*Exercise brief*
Among the entries that follow, locate the line with "What TikZ code" and the line with "(bgd) at (650,438.5)". Output those lines and all lines in between, exactly, minus the pictures.

Part of a data file:

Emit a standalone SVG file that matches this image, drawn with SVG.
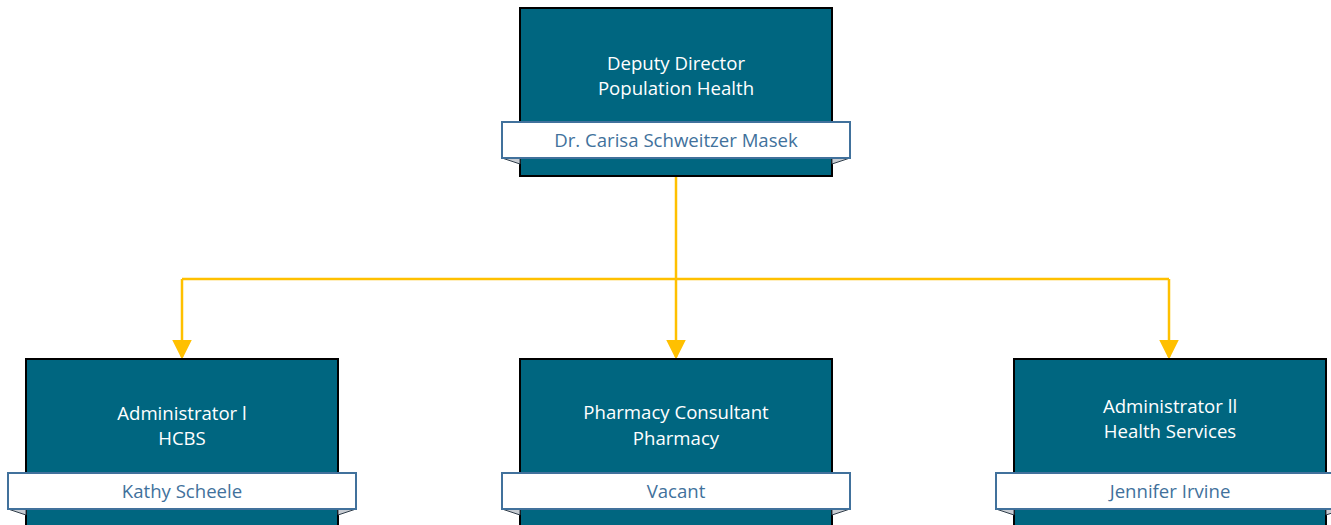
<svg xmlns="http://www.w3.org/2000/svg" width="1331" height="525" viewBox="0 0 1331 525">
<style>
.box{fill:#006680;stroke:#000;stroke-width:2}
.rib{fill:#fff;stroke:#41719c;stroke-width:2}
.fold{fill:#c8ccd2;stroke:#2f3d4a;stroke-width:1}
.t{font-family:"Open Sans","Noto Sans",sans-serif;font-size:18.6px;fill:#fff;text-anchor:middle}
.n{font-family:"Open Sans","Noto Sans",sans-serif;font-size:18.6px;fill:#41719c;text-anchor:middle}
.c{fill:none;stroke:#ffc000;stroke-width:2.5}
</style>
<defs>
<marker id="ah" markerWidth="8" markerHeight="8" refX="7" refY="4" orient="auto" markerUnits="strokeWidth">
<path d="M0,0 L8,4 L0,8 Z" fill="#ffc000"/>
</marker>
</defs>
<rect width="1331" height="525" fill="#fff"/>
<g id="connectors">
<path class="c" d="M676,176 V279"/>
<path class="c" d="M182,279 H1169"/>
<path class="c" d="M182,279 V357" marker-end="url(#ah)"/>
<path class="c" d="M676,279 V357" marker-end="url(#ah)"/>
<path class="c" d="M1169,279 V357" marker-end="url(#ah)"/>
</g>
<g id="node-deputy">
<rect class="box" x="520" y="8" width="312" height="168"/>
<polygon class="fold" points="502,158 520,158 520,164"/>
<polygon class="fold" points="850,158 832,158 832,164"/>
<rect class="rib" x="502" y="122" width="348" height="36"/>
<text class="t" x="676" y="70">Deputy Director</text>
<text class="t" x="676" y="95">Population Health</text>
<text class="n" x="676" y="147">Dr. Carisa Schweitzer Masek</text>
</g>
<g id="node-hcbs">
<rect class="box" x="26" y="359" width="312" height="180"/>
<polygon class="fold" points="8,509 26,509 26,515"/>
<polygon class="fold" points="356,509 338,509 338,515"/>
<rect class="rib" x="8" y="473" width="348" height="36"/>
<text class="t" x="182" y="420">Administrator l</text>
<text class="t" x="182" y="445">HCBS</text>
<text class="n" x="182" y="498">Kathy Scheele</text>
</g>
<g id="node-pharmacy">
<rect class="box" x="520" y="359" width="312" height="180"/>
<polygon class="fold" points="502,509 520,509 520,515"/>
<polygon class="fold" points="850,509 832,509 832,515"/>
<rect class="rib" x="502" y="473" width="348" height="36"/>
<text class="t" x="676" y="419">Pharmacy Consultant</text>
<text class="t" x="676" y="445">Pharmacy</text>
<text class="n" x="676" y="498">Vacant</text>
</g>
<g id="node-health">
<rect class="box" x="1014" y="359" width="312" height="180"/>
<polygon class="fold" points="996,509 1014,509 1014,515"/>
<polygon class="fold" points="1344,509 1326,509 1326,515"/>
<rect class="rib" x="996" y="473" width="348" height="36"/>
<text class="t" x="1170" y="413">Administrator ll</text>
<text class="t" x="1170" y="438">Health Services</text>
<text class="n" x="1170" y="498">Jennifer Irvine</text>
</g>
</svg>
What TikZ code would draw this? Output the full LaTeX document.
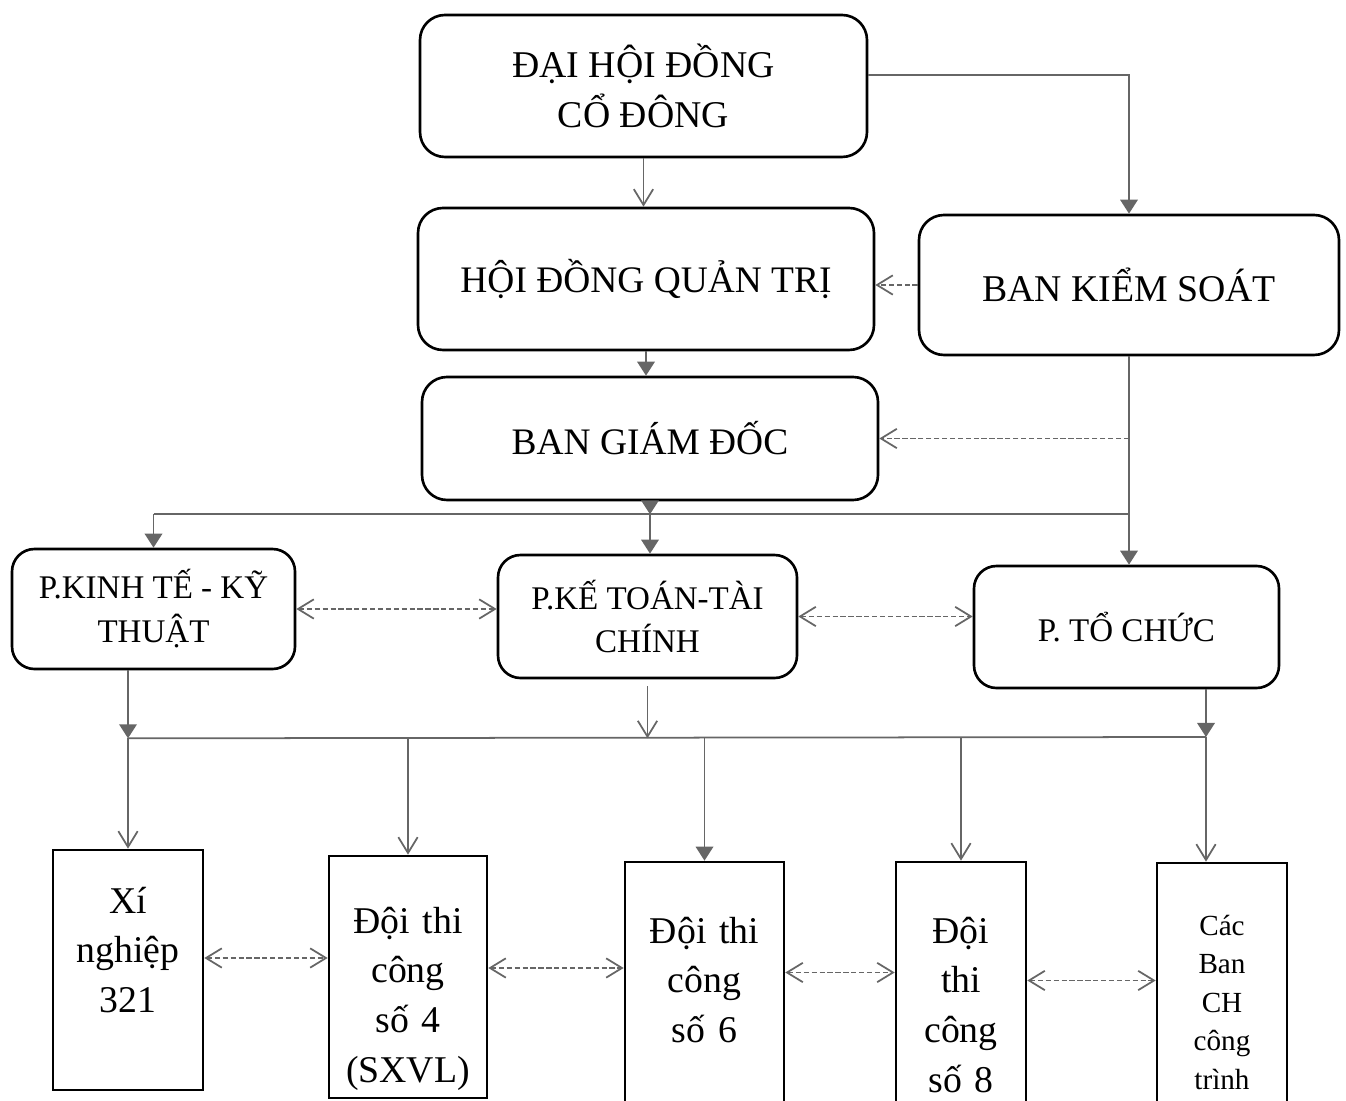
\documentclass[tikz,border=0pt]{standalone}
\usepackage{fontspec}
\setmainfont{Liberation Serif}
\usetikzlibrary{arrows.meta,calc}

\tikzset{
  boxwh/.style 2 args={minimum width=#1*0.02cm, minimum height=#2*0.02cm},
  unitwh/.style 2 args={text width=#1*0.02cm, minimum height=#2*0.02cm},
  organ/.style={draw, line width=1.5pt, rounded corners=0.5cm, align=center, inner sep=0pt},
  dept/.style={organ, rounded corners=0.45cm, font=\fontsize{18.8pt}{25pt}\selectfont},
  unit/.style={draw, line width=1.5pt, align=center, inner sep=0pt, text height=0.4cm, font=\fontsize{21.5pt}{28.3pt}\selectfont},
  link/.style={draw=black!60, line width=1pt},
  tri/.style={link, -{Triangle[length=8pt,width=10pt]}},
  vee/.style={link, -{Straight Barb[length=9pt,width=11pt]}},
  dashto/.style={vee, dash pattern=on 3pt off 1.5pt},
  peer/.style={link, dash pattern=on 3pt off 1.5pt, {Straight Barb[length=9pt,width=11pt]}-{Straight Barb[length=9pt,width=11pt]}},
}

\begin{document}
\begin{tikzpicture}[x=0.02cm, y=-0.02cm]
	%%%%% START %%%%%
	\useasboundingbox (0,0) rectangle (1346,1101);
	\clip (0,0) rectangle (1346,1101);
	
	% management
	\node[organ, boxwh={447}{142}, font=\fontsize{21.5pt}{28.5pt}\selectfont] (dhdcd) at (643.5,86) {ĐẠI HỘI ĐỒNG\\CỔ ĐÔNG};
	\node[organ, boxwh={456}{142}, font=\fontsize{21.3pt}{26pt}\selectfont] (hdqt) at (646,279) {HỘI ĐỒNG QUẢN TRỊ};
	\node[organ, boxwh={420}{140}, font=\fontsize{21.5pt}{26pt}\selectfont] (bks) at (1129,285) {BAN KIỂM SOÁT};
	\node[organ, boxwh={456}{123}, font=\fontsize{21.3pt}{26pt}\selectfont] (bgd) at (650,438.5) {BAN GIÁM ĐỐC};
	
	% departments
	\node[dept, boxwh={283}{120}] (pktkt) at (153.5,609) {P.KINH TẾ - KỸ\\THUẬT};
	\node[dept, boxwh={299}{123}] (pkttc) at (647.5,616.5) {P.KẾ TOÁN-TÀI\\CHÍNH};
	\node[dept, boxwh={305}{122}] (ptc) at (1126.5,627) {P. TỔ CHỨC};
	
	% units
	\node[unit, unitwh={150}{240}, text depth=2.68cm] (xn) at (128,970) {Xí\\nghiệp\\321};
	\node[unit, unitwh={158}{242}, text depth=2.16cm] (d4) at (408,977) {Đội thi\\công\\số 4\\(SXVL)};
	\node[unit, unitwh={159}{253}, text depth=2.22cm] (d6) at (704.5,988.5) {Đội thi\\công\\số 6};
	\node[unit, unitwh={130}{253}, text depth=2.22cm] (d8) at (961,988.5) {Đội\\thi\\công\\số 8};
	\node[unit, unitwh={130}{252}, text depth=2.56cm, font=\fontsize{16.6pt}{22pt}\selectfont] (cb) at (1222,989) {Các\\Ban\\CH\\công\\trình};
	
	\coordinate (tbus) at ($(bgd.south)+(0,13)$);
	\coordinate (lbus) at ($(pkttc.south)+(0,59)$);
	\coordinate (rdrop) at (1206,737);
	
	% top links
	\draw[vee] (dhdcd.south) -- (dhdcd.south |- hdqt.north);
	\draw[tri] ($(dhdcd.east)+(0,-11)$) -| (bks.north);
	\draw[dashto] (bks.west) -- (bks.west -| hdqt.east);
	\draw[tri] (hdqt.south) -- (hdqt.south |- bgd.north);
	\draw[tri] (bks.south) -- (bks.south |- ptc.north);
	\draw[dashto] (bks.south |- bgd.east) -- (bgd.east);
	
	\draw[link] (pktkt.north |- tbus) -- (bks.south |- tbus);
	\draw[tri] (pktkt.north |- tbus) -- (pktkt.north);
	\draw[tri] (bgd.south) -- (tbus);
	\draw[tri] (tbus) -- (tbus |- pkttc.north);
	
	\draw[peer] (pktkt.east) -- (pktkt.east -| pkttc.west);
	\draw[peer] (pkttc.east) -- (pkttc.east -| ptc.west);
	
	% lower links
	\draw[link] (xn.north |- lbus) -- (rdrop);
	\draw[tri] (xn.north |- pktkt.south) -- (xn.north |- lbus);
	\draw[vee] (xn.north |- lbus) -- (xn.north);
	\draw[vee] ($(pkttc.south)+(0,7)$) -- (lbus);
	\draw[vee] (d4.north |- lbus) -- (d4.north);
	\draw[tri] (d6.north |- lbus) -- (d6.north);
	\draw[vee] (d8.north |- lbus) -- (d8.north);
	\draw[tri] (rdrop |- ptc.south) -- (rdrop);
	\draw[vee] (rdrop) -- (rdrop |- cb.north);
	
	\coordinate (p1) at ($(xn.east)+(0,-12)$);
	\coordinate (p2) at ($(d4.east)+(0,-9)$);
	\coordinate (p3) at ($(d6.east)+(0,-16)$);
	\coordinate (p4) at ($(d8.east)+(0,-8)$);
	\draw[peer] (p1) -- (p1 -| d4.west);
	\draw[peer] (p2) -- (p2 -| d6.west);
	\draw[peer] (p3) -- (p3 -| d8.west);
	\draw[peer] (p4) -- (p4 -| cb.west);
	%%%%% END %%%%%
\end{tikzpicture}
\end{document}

*Final result*
What TikZ code would draw this? Output the full LaTeX document.
\documentclass[tikz,border=0pt]{standalone}
\usepackage{fontspec}
\setmainfont{Liberation Serif}
\usetikzlibrary{arrows.meta,calc}

\tikzset{
  boxwh/.style 2 args={minimum width=#1*0.02cm, minimum height=#2*0.02cm},
  unitwh/.style 2 args={text width=#1*0.02cm, minimum height=#2*0.02cm},
  organ/.style={draw, line width=1.5pt, rounded corners=0.5cm, align=center, inner sep=0pt},
  dept/.style={organ, rounded corners=0.45cm, font=\fontsize{18.8pt}{25pt}\selectfont},
  unit/.style={draw, line width=1.5pt, align=center, inner sep=0pt, text height=0.4cm, font=\fontsize{21.5pt}{28.3pt}\selectfont},
  link/.style={draw=black!60, line width=1pt},
  tri/.style={link, -{Triangle[length=8pt,width=10pt]}},
  vee/.style={link, -{Straight Barb[length=9pt,width=11pt]}},
  dashto/.style={vee, dash pattern=on 3pt off 1.5pt},
  peer/.style={link, dash pattern=on 3pt off 1.5pt, {Straight Barb[length=9pt,width=11pt]}-{Straight Barb[length=9pt,width=11pt]}},
}

\begin{document}
\begin{tikzpicture}[x=0.02cm, y=-0.02cm]
	%%%%% START %%%%%
	\useasboundingbox (0,0) rectangle (1346,1101);
	\clip (0,0) rectangle (1346,1101);
	
	% management
	\node[organ, boxwh={447}{142}, font=\fontsize{21.5pt}{28.5pt}\selectfont] (dhdcd) at (643.5,86) {ĐẠI HỘI ĐỒNG\\CỔ ĐÔNG};
	\node[organ, boxwh={456}{142}, font=\fontsize{21.3pt}{26pt}\selectfont] (hdqt) at (646,279) {HỘI ĐỒNG QUẢN TRỊ};
	\node[organ, boxwh={420}{140}, font=\fontsize{21.5pt}{26pt}\selectfont] (bks) at (1129,285) {BAN KIỂM SOÁT};
	\node[organ, boxwh={456}{123}, font=\fontsize{21.3pt}{26pt}\selectfont] (bgd) at (650,438.5) {BAN GIÁM ĐỐC};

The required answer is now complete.